Excerpt from "N.Y.C. Speedcore" (1996), a seminal speedcore track and of the first to use the term, by New York City outfit Disciples Of Annihilation.

The term speedcore in reference to hardcore of 240 BPM upwards can be traced as far back as 1995. Disciples of Annihilation coined the name of the genre with their track "N.Y.C. Speedcore". In 1998, Belgian artist Einrich 3600 BPM started using oscilloscopes to trigger kick drums at speeds of 3600 BPM (the 60 hertz mains frequency associated with NTSC standards) and upwards. This practice led to rudimentary synthesis of waves as notes, and thus the founding of the extratone subgenre.

It was not until the early 2000s that the genre was predominantly referred to as speedcore. Before then, many tracks that would be considered speedcore were referred to as "gabba" (this spelling being German in origin).

=== Spread (early 2000s) ===
The early 2000s saw the birth of many netlabels dedicated to speedcore. Many labels who produced vinyl were also publishing MP3 files on their websites, which became increasingly popular and made it easier for new producers to enter the scene.

=== Internet growth (2010s) ===
The 2010s saw a large growth in netlabels. DAWs made it cheaper and easier for new musicians to make experimental music. The internet allowed producers from around the world to communicate with each other, and share their works through netlabels. Compilations became preferred for artists to share their music for getting wider exposure, rather than if a release were to be self-published/distributed. A large portion of the speedcore scene now occurs online from netlabels to speedcore promotion channels on YouTube. Speedcore was no longer restrained to localized areas where raves occurred and records were released.

==Subgenres==
===Splittercore===
Speedcore is often called splittercore when at a tempo through 600 to 1,000. Splittercore is subsequently identified with kick patterns resembling machine gun fire.

=== Flashcore ===
Flashcore is a genre that grew out of speedcore, industrial hardcore and IDM, having been pioneered by French artist La Peste on his label Hangars Liquides.
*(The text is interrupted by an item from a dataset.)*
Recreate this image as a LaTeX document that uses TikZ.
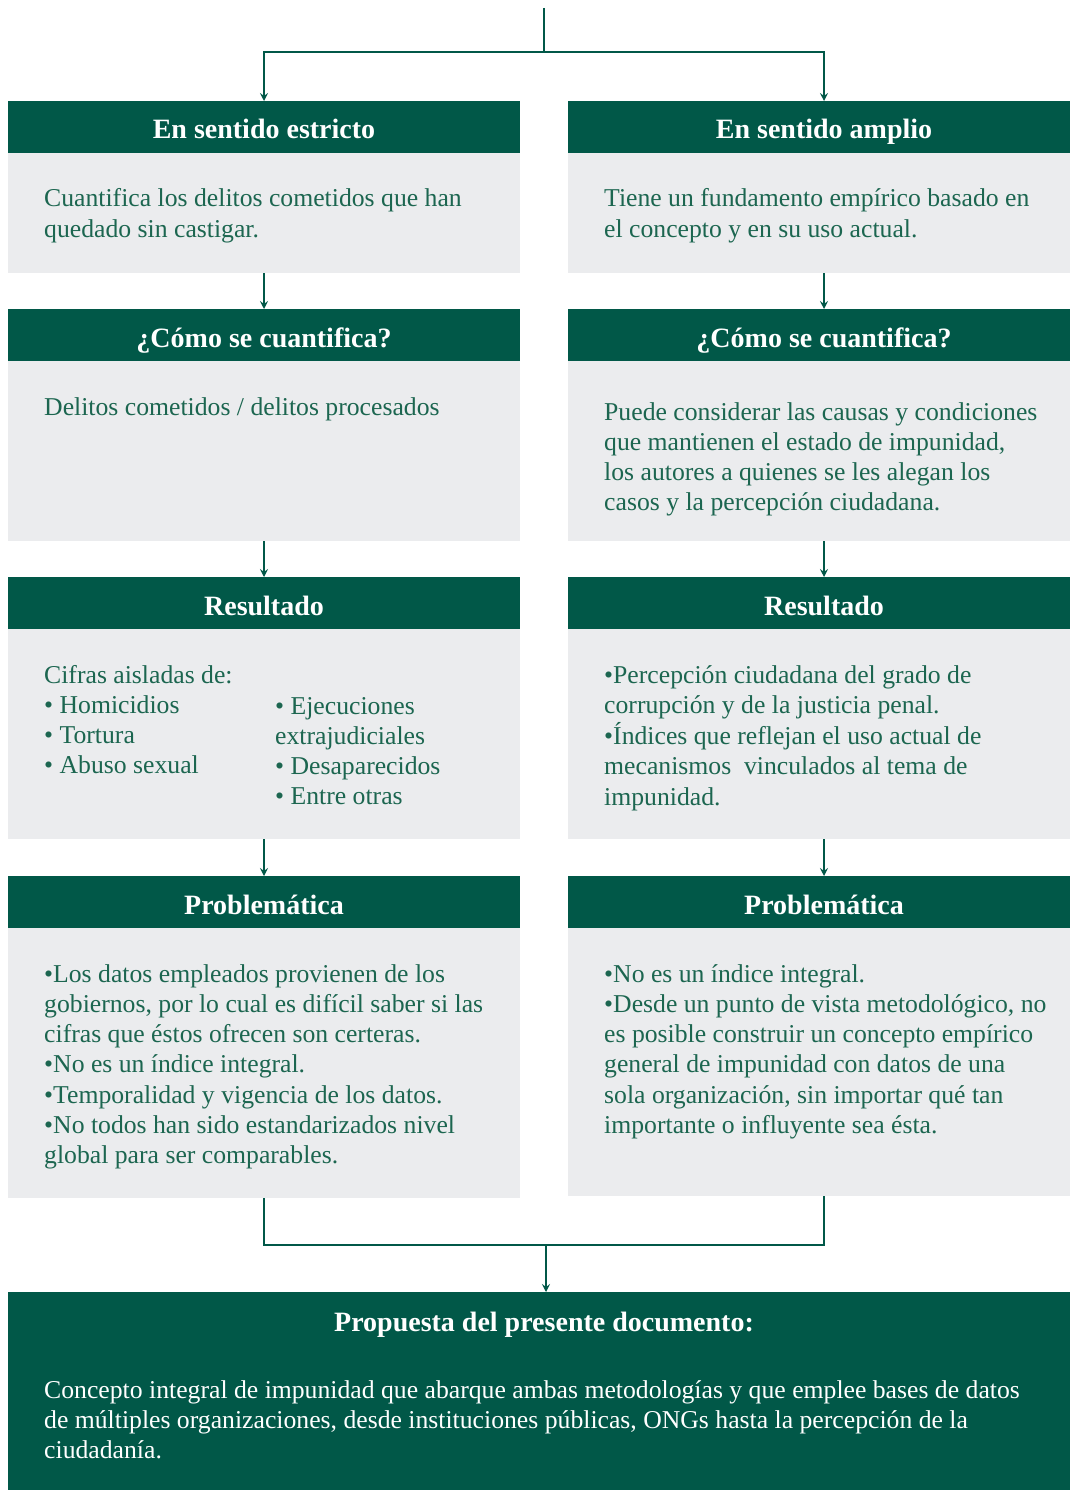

Flashcore is marked with odd rhythmic influence and its namesake short kicks constructed with a prominent decay in pitch, leading to a higher electroacoustic music and experimental music influence compared to any mainstream dance music genre. Most of the genre's works focus on either implicit or explicit deviations away from four-on-the-floor rhythmic structure and subdivisions thereof.

=== Extratone ===
Speedcore with a tempo of 1,000 or higher is called extratone. In this range of tempo, the separation between kicks are negligible to the human ear and thus susceptible to rhythmic alterations which can modify the timbre of the resulting tonal illusion. Extratone often uses minims, quavers and semiquavers to change the pitch of the tone by a number of octaves. The name "extratone" originates from combining the two German words extrahieren (to extract) and tone (sound).